> [SOURCE DATA]
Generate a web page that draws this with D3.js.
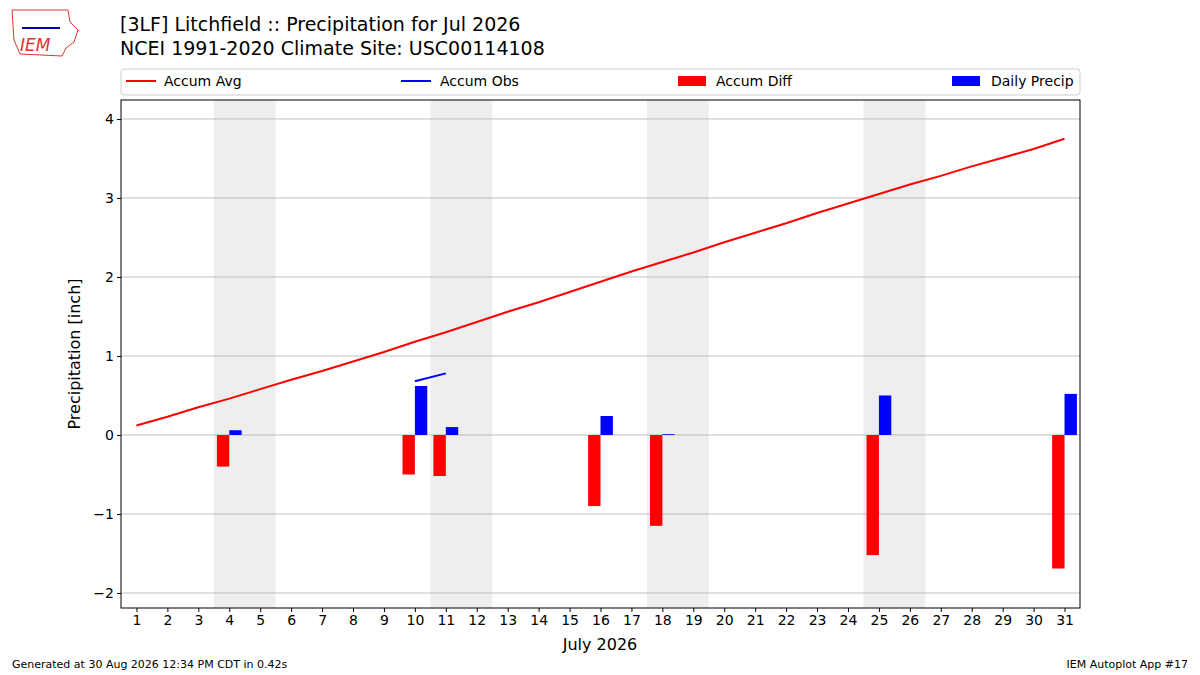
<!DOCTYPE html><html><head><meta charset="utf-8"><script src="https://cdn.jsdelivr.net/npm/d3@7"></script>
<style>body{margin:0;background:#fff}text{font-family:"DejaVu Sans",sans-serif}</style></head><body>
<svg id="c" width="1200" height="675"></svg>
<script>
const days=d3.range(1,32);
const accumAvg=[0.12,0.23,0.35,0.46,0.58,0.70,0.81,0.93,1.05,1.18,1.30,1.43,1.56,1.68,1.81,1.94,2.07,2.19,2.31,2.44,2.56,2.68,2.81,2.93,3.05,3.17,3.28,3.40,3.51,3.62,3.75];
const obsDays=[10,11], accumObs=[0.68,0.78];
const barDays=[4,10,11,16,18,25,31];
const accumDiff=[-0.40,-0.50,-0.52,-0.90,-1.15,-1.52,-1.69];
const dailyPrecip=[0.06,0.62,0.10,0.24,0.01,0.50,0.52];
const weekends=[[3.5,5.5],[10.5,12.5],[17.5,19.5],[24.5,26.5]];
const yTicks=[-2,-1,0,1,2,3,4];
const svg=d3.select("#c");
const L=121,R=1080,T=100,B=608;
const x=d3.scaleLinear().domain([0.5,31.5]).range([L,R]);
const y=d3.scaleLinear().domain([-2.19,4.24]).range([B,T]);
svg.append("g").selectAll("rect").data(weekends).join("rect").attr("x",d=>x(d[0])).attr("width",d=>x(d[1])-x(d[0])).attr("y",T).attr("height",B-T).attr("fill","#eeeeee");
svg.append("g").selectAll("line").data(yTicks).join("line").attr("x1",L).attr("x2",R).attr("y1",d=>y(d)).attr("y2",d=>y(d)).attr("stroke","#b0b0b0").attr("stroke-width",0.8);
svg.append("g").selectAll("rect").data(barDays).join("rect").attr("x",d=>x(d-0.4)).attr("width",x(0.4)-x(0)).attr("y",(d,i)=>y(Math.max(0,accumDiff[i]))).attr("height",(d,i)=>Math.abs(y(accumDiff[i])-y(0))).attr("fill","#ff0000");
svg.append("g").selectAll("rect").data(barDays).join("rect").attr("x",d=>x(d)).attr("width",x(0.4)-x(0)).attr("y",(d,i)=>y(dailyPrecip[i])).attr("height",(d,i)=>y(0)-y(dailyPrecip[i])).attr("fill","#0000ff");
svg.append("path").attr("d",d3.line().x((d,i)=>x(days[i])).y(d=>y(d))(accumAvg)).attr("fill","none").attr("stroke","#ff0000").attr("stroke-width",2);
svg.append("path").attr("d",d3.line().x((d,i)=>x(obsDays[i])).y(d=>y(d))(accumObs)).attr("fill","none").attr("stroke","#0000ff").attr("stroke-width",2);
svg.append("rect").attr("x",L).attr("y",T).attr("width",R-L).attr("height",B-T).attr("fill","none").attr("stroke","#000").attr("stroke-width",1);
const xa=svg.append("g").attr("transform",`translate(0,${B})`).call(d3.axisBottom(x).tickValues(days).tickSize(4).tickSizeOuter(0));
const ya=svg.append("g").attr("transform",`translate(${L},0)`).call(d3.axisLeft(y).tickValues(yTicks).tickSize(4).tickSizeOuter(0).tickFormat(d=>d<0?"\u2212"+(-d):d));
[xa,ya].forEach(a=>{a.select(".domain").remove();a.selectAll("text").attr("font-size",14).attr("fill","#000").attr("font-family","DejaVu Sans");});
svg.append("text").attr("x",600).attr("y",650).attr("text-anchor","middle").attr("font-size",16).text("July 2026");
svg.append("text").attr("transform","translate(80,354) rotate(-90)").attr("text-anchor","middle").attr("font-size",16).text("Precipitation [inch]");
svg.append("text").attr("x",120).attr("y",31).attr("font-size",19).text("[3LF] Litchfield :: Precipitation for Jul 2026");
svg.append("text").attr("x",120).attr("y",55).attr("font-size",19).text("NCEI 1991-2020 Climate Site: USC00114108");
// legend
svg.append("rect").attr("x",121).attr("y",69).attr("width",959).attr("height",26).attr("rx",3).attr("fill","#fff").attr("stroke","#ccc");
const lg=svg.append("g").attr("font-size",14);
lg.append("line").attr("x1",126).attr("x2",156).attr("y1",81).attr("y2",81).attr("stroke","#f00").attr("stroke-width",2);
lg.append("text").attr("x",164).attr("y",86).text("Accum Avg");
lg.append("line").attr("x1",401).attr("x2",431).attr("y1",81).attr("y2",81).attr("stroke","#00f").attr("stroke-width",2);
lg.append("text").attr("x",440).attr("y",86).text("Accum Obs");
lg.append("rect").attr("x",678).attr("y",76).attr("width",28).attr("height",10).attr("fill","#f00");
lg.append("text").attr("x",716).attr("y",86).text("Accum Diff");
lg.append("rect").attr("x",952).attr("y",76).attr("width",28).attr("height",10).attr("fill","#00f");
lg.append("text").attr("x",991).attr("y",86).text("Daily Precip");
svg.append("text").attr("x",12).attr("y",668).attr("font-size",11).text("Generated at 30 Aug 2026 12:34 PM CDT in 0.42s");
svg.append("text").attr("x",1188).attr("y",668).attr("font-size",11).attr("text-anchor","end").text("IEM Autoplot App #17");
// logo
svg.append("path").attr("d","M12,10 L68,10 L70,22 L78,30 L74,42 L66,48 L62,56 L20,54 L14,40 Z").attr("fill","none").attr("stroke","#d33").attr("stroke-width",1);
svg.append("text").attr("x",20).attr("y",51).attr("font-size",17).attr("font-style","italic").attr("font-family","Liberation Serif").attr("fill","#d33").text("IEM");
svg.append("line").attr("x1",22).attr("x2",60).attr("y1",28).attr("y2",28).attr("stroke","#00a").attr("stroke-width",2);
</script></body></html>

> [PROBLEM] Output the data above without changes, apart from leaving out the pictures.

> [FINISHED ANSWER]
Generate a web page that draws this with D3.js.
<!DOCTYPE html><html><head><meta charset="utf-8"><script src="https://cdn.jsdelivr.net/npm/d3@7"></script>
<style>body{margin:0;background:#fff}text{font-family:"DejaVu Sans",sans-serif}</style></head><body>
<svg id="c" width="1200" height="675"></svg>
<script>
const days=d3.range(1,32);
const accumAvg=[0.12,0.23,0.35,0.46,0.58,0.70,0.81,0.93,1.05,1.18,1.30,1.43,1.56,1.68,1.81,1.94,2.07,2.19,2.31,2.44,2.56,2.68,2.81,2.93,3.05,3.17,3.28,3.40,3.51,3.62,3.75];
const obsDays=[10,11], accumObs=[0.68,0.78];
const barDays=[4,10,11,16,18,25,31];
const accumDiff=[-0.40,-0.50,-0.52,-0.90,-1.15,-1.52,-1.69];
const dailyPrecip=[0.06,0.62,0.10,0.24,0.01,0.50,0.52];
const weekends=[[3.5,5.5],[10.5,12.5],[17.5,19.5],[24.5,26.5]];
const yTicks=[-2,-1,0,1,2,3,4];
const svg=d3.select("#c");
const L=121,R=1080,T=100,B=608;
const x=d3.scaleLinear().domain([0.5,31.5]).range([L,R]);
const y=d3.scaleLinear().domain([-2.19,4.24]).range([B,T]);
svg.append("g").selectAll("rect").data(weekends).join("rect").attr("x",d=>x(d[0])).attr("width",d=>x(d[1])-x(d[0])).attr("y",T).attr("height",B-T).attr("fill","#eeeeee");
svg.append("g").selectAll("line").data(yTicks).join("line").attr("x1",L).attr("x2",R).attr("y1",d=>y(d)).attr("y2",d=>y(d)).attr("stroke","#b0b0b0").attr("stroke-width",0.8);
svg.append("g").selectAll("rect").data(barDays).join("rect").attr("x",d=>x(d-0.4)).attr("width",x(0.4)-x(0)).attr("y",(d,i)=>y(Math.max(0,accumDiff[i]))).attr("height",(d,i)=>Math.abs(y(accumDiff[i])-y(0))).attr("fill","#ff0000");
svg.append("g").selectAll("rect").data(barDays).join("rect").attr("x",d=>x(d)).attr("width",x(0.4)-x(0)).attr("y",(d,i)=>y(dailyPrecip[i])).attr("height",(d,i)=>y(0)-y(dailyPrecip[i])).attr("fill","#0000ff");
svg.append("path").attr("d",d3.line().x((d,i)=>x(days[i])).y(d=>y(d))(accumAvg)).attr("fill","none").attr("stroke","#ff0000").attr("stroke-width",2);
svg.append("path").attr("d",d3.line().x((d,i)=>x(obsDays[i])).y(d=>y(d))(accumObs)).attr("fill","none").attr("stroke","#0000ff").attr("stroke-width",2);
svg.append("rect").attr("x",L).attr("y",T).attr("width",R-L).attr("height",B-T).attr("fill","none").attr("stroke","#000").attr("stroke-width",1);
const xa=svg.append("g").attr("transform",`translate(0,${B})`).call(d3.axisBottom(x).tickValues(days).tickSize(4).tickSizeOuter(0));
const ya=svg.append("g").attr("transform",`translate(${L},0)`).call(d3.axisLeft(y).tickValues(yTicks).tickSize(4).tickSizeOuter(0).tickFormat(d=>d<0?"\u2212"+(-d):d));
[xa,ya].forEach(a=>{a.select(".domain").remove();a.selectAll("text").attr("font-size",14).attr("fill","#000").attr("font-family","DejaVu Sans");});
svg.append("text").attr("x",600).attr("y",650).attr("text-anchor","middle").attr("font-size",16).text("July 2026");
svg.append("text").attr("transform","translate(80,354) rotate(-90)").attr("text-anchor","middle").attr("font-size",16).text("Precipitation [inch]");
svg.append("text").attr("x",120).attr("y",31).attr("font-size",19).text("[3LF] Litchfield :: Precipitation for Jul 2026");
svg.append("text").attr("x",120).attr("y",55).attr("font-size",19).text("NCEI 1991-2020 Climate Site: USC00114108");
// legend
svg.append("rect").attr("x",121).attr("y",69).attr("width",959).attr("height",26).attr("rx",3).attr("fill","#fff").attr("stroke","#ccc");
const lg=svg.append("g").attr("font-size",14);
lg.append("line").attr("x1",126).attr("x2",156).attr("y1",81).attr("y2",81).attr("stroke","#f00").attr("stroke-width",2);
lg.append("text").attr("x",164).attr("y",86).text("Accum Avg");
lg.append("line").attr("x1",401).attr("x2",431).attr("y1",81).attr("y2",81).attr("stroke","#00f").attr("stroke-width",2);
lg.append("text").attr("x",440).attr("y",86).text("Accum Obs");
lg.append("rect").attr("x",678).attr("y",76).attr("width",28).attr("height",10).attr("fill","#f00");
lg.append("text").attr("x",716).attr("y",86).text("Accum Diff");
lg.append("rect").attr("x",952).attr("y",76).attr("width",28).attr("height",10).attr("fill","#00f");
lg.append("text").attr("x",991).attr("y",86).text("Daily Precip");
svg.append("text").attr("x",12).attr("y",668).attr("font-size",11).text("Generated at 30 Aug 2026 12:34 PM CDT in 0.42s");
svg.append("text").attr("x",1188).attr("y",668).attr("font-size",11).attr("text-anchor","end").text("IEM Autoplot App #17");
// logo
svg.append("path").attr("d","M12,10 L68,10 L70,22 L78,30 L74,42 L66,48 L62,56 L20,54 L14,40 Z").attr("fill","none").attr("stroke","#d33").attr("stroke-width",1);
svg.append("text").attr("x",20).attr("y",51).attr("font-size",17).attr("font-style","italic").attr("font-family","Liberation Serif").attr("fill","#d33").text("IEM");
svg.append("line").attr("x1",22).attr("x2",60).attr("y1",28).attr("y2",28).attr("stroke","#00a").attr("stroke-width",2);
</script></body></html>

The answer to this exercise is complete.